- Original movie poster
- Directed by: Mario Siciliano
- Written by: Amedeo Mellone Mario Siciliano
- Produced by: Mario Siciliano
- Starring: Bryan Rostron Mario Novelli Karin Well Charles Borromel
- Cinematography: Gino Santini
- Music by: Stelvio Cipriani
- Release date: 1978;
- Running time: 95 minutes
- Country: Italy

= Scorticateli vivi =

Scorticateli vivi also known as Skin 'em Alive and The Wild Geese Attack Again is a 1978 Italian Macaroni combat film about a fictional group of mercenaries in Africa.

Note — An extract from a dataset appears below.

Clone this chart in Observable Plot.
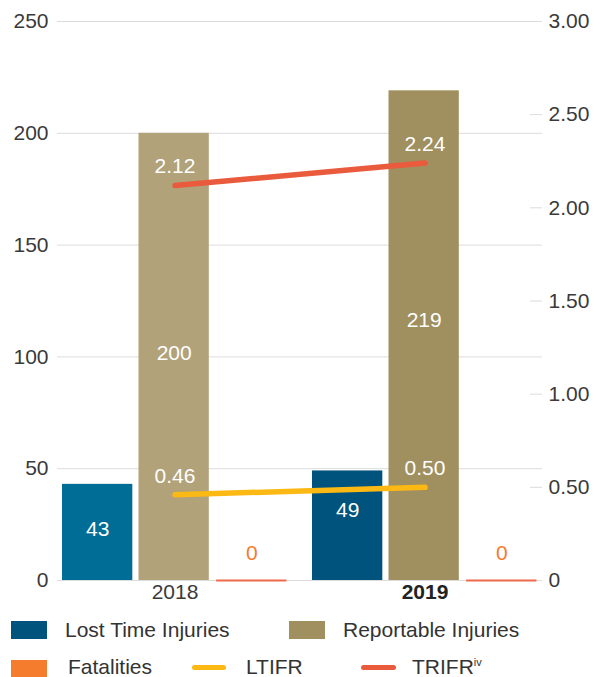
<!DOCTYPE html>
<html>
<head>
<meta charset="utf-8">
<script src="https://cdn.jsdelivr.net/npm/d3@7"></script>
<script src="https://cdn.jsdelivr.net/npm/@observablehq/plot@0.6"></script>
<style>
  body { margin: 0; background: #fff; font-family: "Liberation Sans", Arial, sans-serif; }
  #chart { position: relative; width: 603px; height: 677px; overflow: hidden; }
  #chart svg { display: block; }
  .legend { position: relative; width: 603px; height: 65px; color: #333; font-size: 21px; }
  .legend .sw { position: absolute; width: 36px; height: 18px; }
  .legend .ln { position: absolute; height: 5px; border-radius: 3px; }
  .legend .lb { position: absolute; line-height: 18px; white-space: nowrap; }
  .legend sup { font-size: 11px; position: relative; top: -8px; vertical-align: baseline; line-height: 0; }
</style>
</head>
<body>
<div id="chart"></div>
<script>
// Injury counts (left axis) and frequency rates (right axis) per year
const years = [2018, 2019];
const lostTimeInjuries = [43, 49];
const reportableInjuries = [200, 219];
const fatalities = [0, 0];
const ltifr = [0.46, 0.50];
const trifr = [2.12, 2.24];

const countTicks = [0, 50, 100, 150, 200, 250];
const rateTicks = [0, 0.5, 1, 1.5, 2, 2.5, 3];

// Colours: bars are lighter for the earlier year
const lostTimeColors = ["#006d96", "#00537d"];
const reportableColors = ["#b1a27a", "#a08f5f"];
const fatalityColor = "#f47c2c";
const fatalityBaseColor = "#f0684a";
const ltifrColor = "#fcb813";
const trifrColor = "#ea5a3c";
const gridColor = "#dcdcdc";
const textColor = "#3a3a3a";

const W = 603, H = 612, mL = 57, mR = 61, mT = 21, mB = 32;
const countMax = 250, rateMax = 3;
const k = countMax / rateMax; // rate -> count-axis units

const xOptions = {type: "band", domain: years, range: [mL, W - mR], paddingInner: 0.1, paddingOuter: 0.02};
const bw = Plot.scale({x: xOptions}).bandwidth;

// Three bars share each year's band: start fraction and width fraction of the band
const barStart = [0, 0.34, 0.685];
const barWidth = 0.3125;
const inset = (i) => ({insetLeft: barStart[i] * bw, insetRight: bw - (barStart[i] + barWidth) * bw});
const offset = (i) => (barStart[i] + barWidth / 2 - 0.5) * bw;

const rows = years.map((year, i) => ({
  year,
  lti: lostTimeInjuries[i],
  rep: reportableInjuries[i],
  fat: fatalities[i],
  ltifr: ltifr[i],
  trifr: trifr[i],
  ltiFill: lostTimeColors[i],
  repFill: reportableColors[i]
}));

// Count labels sit a little higher inside the 2019 bars
const labelShift = {2018: -3.5, 2019: -15};
const countLabels = rows.flatMap((r) => [
  Plot.text([r], {x: "year", y: (d) => d.lti / 2, text: (d) => String(d.lti), dx: offset(0), dy: labelShift[r.year], fill: "white", fontSize: 21}),
  Plot.text([r], {x: "year", y: (d) => d.rep / 2, text: (d) => String(d.rep), dx: offset(1), dy: labelShift[r.year], fill: "white", fontSize: 21})
]);

const fmtRate = (v) => { const r = v / k; return Math.abs(r) < 1e-9 ? "0" : r.toFixed(2); };

const chart = Plot.plot({
  width: W,
  height: H,
  marginLeft: mL,
  marginRight: mR,
  marginTop: mT,
  marginBottom: mB,
  style: {fontFamily: "'Liberation Sans', Arial, sans-serif", fontSize: "21px", color: textColor, background: "white"},
  x: {...xOptions, axis: null},
  y: {domain: [0, countMax], axis: null},
  marks: [
    Plot.gridY(countTicks, {stroke: gridColor, strokeOpacity: 1}),
    Plot.axisY(countTicks, {tickSize: 0, tickPadding: 9, fontSize: 21, fill: textColor, label: null}),
    Plot.axisY(rateTicks.map((r) => r * k), {anchor: "right", tickSize: 0, tickPadding: 6, fontSize: 21, fill: textColor, tickFormat: fmtRate, label: null}),
    Plot.tickY(rateTicks, {y: (r) => r * k, stroke: gridColor, insetLeft: (W - mL - mR) - 12}),
    Plot.barY(rows, {x: "year", y: "lti", fill: "ltiFill", ...inset(0)}),
    Plot.barY(rows, {x: "year", y: "rep", fill: "repFill", ...inset(1)}),
    Plot.tickY(rows, {x: "year", y: "fat", stroke: fatalityBaseColor, strokeWidth: 2, ...inset(2)}),
    ...countLabels,
    Plot.text(rows, {x: "year", y: "fat", text: (d) => String(d.fat), dx: offset(2), dy: -27, fill: fatalityColor, fontSize: 21}),
    Plot.line(rows, {x: "year", y: (d) => d.ltifr * k, stroke: ltifrColor, strokeWidth: 5.5, strokeLinecap: "round"}),
    Plot.line(rows, {x: "year", y: (d) => d.trifr * k, stroke: trifrColor, strokeWidth: 5.5, strokeLinecap: "round"}),
    Plot.text(rows, {x: "year", y: (d) => d.ltifr * k, text: (d) => d.ltifr.toFixed(2), dy: -19, fill: "white", fontSize: 21}),
    Plot.text(rows, {x: "year", y: (d) => d.trifr * k, text: (d) => d.trifr.toFixed(2), dy: -19, fill: "white", fontSize: 21}),
    Plot.text([years[0]], {x: (d) => d, text: (d) => String(d), frameAnchor: "bottom", dy: 18, fill: textColor, fontSize: 21}),
    Plot.text([years[1]], {x: (d) => d, text: (d) => String(d), frameAnchor: "bottom", dy: 18, fill: "#222", fontSize: 21, fontWeight: "bold"})
  ]
});

const root = document.getElementById("chart");
root.appendChild(chart);

// Legend below the chart
const legend = document.createElement("div");
legend.className = "legend";
const items = [
  {kind: "sw", color: lostTimeColors[1], left: 11, top: 9, label: "Lost Time Injuries", tx: 65, ty: 9},
  {kind: "sw", color: reportableColors[1], left: 289, top: 9, label: "Reportable Injuries", tx: 343, ty: 9},
  {kind: "sw", color: fatalityColor, left: 11, top: 48, label: "Fatalities", tx: 68, ty: 46},
  {kind: "ln", color: ltifrColor, left: 192, width: 34, top: 53, label: "LTIFR", tx: 246, ty: 46},
  {kind: "ln", color: trifrColor, left: 361, width: 35, top: 53, label: "TRIFR", sup: "iv", tx: 412, ty: 46}
];
for (const it of items) {
  const mark = document.createElement("div");
  mark.className = it.kind;
  mark.style.background = it.color;
  mark.style.left = it.left + "px";
  mark.style.top = it.top + "px";
  if (it.width) mark.style.width = it.width + "px";
  legend.appendChild(mark);
  const lb = document.createElement("div");
  lb.className = "lb";
  lb.style.left = it.tx + "px";
  lb.style.top = it.ty + "px";
  lb.textContent = it.label;
  if (it.sup) {
    const s = document.createElement("sup");
    s.textContent = it.sup;
    lb.appendChild(s);
  }
  legend.appendChild(lb);
}
root.appendChild(legend);
</script>
</body>
</html>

The film was co-written, produced and directed by screenwriter Mario Siciliano that was inspired by the international success of The Wild Geese. The film features extensive reuse of action footage from Siciliano's 1969 mercenary film Seven Red Berets. The film stars South African journalist Bryan Torquil Rostron in his final film appearance. Despite the title, none of the characters are skinned alive in the film.

==Plot==
Rudy, a young man from an unnamed European nation is beaten up by gangsters and threatened with death if he does not pay his debts. Rudy uses deceit to gain enough money to join his half brother Colonel Franz Kṻbler who leads a pack of mercenaries in an unnamed African nation. Rudy finds himself joining the mercenaries to rescue his brother and claim a share of diamonds.